▶ _TASK PROMPT_: Extract the first line through the line containing "import * as" from the listing below, exactly as written.

▶ _INFORMATION SUPPLIED_:
** START **
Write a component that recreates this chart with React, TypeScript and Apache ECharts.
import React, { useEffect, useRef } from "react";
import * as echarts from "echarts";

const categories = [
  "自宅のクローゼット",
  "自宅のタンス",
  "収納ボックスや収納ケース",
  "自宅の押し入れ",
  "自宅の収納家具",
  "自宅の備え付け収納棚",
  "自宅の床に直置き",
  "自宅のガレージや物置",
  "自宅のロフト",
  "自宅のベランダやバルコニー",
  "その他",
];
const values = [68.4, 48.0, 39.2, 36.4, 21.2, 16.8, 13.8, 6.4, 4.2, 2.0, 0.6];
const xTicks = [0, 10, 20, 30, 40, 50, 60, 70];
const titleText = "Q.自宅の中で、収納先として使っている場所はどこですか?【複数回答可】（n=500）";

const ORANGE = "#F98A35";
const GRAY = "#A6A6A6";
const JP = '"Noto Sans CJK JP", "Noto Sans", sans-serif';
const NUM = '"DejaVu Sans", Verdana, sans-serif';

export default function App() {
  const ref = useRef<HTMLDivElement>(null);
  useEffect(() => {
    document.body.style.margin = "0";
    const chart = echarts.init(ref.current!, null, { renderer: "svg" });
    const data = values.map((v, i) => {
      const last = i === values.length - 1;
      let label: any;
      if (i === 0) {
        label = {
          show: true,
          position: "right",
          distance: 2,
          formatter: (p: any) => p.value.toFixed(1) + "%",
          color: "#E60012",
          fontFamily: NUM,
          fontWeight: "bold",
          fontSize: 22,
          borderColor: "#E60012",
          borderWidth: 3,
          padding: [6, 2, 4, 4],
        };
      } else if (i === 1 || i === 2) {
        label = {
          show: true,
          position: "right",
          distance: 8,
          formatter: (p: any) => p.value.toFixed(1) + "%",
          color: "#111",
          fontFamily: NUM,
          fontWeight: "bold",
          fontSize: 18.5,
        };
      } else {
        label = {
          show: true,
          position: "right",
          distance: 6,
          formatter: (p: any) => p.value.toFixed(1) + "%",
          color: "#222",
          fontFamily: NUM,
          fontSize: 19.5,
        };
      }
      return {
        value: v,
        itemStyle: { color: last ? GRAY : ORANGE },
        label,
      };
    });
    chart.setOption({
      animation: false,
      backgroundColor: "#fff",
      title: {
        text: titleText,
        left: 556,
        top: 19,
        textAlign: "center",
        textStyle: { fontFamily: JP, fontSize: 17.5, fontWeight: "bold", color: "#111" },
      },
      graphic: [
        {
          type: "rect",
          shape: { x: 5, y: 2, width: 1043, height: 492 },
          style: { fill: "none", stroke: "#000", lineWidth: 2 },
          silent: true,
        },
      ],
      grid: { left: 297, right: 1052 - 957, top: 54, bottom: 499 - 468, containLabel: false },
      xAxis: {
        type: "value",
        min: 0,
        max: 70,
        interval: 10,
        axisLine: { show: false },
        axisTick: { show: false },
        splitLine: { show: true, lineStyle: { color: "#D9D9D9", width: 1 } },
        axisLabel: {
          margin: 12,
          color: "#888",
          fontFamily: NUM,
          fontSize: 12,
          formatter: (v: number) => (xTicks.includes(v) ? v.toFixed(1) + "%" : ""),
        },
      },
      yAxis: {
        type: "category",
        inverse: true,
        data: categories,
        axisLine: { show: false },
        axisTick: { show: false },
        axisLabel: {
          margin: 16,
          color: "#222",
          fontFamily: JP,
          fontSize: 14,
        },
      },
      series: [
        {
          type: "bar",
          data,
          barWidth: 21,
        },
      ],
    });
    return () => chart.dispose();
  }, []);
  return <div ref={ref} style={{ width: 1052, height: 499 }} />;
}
** END **
▶ _EXERCISE RESPONSE_:
Write a component that recreates this chart with React, TypeScript and Apache ECharts.
import React, { useEffect, useRef } from "react";
import * as echarts from "echarts";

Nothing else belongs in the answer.